What you have to do: Check every line for the word "this" and give the number of lines where it occurs, nothing else.

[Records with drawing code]
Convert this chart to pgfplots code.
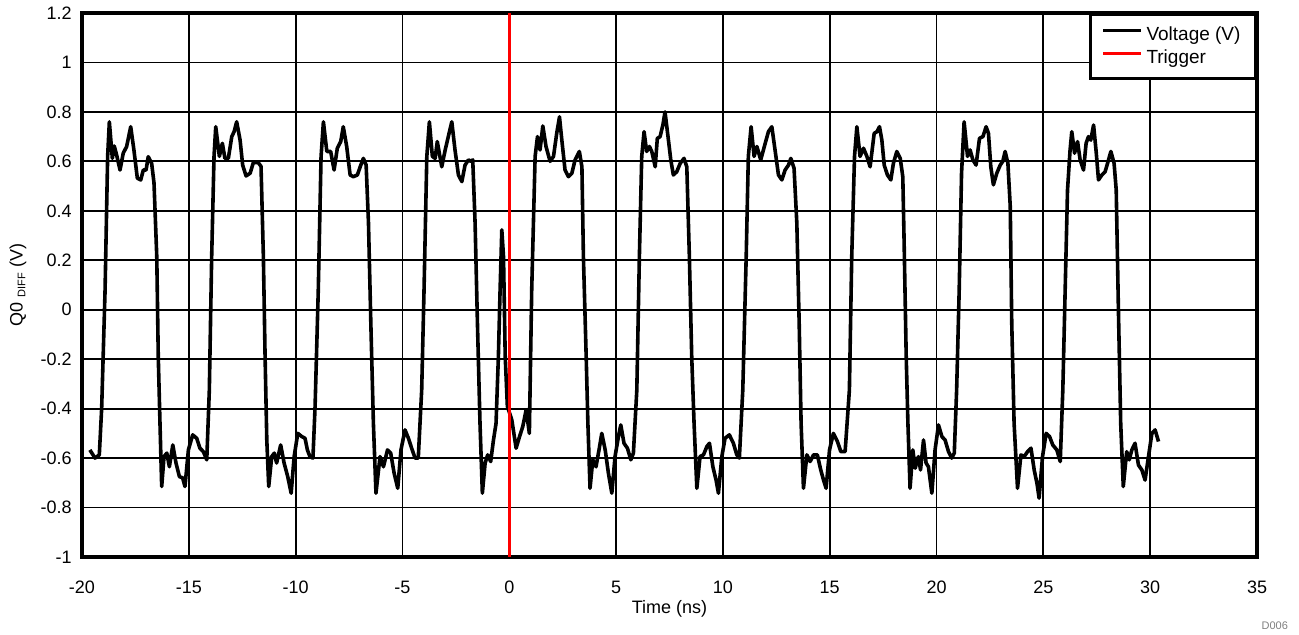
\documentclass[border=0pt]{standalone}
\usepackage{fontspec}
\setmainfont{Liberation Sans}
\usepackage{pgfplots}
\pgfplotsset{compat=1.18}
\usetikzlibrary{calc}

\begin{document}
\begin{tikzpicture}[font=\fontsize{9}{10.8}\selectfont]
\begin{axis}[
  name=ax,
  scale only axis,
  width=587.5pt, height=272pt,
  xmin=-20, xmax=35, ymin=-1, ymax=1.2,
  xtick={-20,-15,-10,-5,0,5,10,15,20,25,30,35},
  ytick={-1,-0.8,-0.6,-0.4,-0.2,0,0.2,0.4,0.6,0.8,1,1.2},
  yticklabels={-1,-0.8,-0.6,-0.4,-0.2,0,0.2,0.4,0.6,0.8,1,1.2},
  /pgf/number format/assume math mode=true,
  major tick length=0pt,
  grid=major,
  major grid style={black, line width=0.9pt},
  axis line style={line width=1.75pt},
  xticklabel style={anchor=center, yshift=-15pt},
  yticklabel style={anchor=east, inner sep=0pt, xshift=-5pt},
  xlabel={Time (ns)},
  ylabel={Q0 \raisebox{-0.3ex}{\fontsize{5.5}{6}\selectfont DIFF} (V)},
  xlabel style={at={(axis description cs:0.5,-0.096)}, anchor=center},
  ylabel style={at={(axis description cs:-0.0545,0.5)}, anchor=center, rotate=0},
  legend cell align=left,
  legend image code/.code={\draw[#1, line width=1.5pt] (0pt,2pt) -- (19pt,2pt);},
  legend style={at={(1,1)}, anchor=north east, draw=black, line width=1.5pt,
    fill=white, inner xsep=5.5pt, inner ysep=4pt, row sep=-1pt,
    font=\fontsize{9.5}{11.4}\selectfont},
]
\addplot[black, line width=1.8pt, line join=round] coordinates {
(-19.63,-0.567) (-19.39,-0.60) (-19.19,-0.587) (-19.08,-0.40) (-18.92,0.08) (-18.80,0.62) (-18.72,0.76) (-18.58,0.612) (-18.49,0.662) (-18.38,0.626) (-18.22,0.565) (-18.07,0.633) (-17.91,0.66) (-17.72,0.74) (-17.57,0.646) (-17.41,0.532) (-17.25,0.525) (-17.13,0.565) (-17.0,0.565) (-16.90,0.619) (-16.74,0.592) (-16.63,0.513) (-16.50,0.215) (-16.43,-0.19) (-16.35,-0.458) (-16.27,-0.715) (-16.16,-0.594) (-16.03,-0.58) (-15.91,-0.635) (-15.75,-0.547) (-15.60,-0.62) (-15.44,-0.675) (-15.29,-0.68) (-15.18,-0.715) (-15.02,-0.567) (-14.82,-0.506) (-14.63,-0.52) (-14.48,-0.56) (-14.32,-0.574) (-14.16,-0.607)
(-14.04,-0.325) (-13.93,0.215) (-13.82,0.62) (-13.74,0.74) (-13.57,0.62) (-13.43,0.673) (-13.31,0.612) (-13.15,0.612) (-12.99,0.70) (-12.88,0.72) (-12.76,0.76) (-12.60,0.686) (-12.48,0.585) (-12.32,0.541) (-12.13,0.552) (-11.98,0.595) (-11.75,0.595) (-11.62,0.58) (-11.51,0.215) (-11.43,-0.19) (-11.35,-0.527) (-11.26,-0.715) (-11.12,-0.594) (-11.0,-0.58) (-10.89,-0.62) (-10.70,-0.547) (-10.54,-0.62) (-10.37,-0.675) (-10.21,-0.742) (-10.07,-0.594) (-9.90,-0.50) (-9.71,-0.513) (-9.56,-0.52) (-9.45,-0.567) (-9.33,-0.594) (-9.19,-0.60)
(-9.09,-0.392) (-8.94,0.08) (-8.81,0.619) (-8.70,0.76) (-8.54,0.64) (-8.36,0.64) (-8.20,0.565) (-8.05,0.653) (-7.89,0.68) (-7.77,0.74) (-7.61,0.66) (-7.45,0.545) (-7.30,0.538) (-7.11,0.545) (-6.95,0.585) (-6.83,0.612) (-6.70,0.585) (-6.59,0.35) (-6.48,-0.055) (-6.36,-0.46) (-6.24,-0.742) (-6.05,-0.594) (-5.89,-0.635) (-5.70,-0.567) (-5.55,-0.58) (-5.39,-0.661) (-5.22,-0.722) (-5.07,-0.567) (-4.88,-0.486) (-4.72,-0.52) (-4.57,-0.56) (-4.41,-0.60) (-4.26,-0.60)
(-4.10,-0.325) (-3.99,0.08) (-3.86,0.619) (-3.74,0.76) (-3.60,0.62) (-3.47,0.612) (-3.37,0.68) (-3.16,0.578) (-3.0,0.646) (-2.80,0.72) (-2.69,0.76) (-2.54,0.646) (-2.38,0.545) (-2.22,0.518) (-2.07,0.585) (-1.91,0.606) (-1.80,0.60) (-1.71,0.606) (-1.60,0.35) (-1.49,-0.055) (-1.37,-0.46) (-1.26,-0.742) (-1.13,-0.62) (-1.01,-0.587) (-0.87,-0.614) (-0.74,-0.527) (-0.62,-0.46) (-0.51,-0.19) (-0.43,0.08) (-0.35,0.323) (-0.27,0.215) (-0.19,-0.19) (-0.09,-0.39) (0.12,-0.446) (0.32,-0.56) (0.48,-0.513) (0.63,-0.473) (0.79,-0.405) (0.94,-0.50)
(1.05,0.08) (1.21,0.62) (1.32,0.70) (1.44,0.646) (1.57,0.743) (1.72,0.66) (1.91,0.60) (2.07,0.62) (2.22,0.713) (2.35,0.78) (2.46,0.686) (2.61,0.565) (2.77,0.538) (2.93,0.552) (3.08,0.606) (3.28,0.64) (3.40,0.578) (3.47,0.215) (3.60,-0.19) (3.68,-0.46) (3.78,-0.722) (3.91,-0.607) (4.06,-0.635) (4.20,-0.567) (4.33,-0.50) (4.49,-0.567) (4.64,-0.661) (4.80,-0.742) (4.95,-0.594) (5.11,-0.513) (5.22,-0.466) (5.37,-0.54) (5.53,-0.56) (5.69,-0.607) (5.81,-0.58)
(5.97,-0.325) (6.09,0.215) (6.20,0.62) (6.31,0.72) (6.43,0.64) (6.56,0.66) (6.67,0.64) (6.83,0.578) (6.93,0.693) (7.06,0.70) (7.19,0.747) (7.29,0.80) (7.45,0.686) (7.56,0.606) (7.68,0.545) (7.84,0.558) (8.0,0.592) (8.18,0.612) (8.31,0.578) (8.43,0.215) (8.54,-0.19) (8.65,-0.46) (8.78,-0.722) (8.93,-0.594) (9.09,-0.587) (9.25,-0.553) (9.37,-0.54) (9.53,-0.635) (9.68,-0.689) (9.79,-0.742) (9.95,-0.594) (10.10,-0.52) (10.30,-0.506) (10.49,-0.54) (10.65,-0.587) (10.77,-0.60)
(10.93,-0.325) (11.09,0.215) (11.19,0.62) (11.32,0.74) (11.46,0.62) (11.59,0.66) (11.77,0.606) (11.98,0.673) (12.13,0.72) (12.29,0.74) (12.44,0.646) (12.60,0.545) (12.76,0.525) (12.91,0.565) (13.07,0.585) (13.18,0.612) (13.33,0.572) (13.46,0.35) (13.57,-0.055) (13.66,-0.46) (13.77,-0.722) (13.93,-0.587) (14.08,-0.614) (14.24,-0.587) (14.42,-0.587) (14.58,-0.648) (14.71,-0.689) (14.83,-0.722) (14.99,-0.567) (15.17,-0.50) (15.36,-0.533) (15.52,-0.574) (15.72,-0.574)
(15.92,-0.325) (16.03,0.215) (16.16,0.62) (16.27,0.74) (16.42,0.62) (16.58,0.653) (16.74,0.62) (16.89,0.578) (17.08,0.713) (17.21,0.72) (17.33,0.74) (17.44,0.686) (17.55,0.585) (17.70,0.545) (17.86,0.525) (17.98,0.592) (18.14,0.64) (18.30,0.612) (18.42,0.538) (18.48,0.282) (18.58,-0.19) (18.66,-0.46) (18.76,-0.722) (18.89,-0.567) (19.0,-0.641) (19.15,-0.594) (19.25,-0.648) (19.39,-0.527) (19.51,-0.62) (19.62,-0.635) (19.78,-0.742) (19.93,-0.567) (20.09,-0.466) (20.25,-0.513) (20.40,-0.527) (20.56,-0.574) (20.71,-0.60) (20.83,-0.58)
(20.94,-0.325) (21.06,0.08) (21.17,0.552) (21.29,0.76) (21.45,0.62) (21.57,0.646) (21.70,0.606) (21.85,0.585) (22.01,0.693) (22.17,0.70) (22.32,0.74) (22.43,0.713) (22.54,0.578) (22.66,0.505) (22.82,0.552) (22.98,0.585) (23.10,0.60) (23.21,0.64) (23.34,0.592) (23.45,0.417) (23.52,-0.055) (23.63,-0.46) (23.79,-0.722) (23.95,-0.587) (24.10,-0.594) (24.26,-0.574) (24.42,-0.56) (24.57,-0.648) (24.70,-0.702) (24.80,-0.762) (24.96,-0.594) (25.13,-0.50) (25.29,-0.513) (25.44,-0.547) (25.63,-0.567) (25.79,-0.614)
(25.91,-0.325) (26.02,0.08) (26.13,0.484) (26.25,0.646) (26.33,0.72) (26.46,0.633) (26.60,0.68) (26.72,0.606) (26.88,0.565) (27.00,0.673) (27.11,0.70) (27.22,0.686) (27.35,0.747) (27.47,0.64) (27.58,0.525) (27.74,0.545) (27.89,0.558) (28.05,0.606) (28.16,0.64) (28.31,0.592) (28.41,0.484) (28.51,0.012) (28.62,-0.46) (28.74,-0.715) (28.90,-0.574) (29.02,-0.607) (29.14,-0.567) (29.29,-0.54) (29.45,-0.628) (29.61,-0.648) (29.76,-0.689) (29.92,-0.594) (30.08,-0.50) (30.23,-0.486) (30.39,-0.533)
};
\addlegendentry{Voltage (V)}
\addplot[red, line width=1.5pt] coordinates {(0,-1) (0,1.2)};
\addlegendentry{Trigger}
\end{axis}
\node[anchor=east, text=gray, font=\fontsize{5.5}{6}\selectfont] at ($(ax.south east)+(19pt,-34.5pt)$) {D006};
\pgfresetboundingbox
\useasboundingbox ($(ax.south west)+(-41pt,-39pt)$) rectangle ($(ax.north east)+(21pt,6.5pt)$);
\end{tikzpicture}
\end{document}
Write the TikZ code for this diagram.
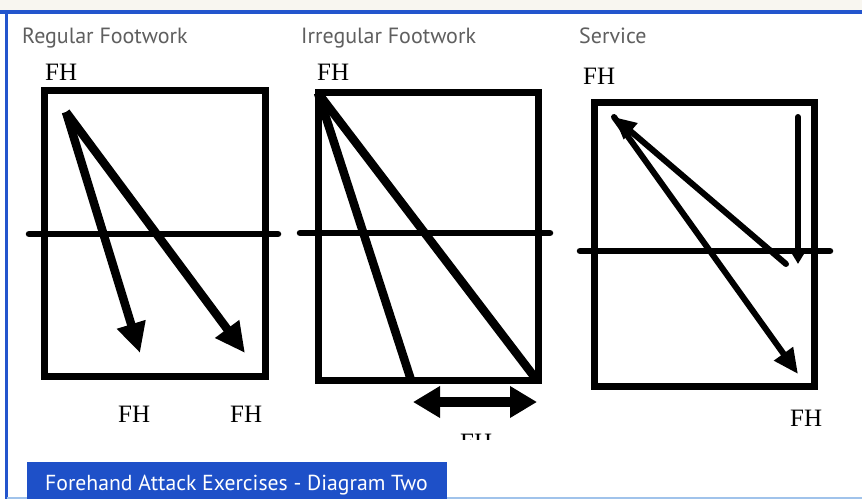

Reply: 2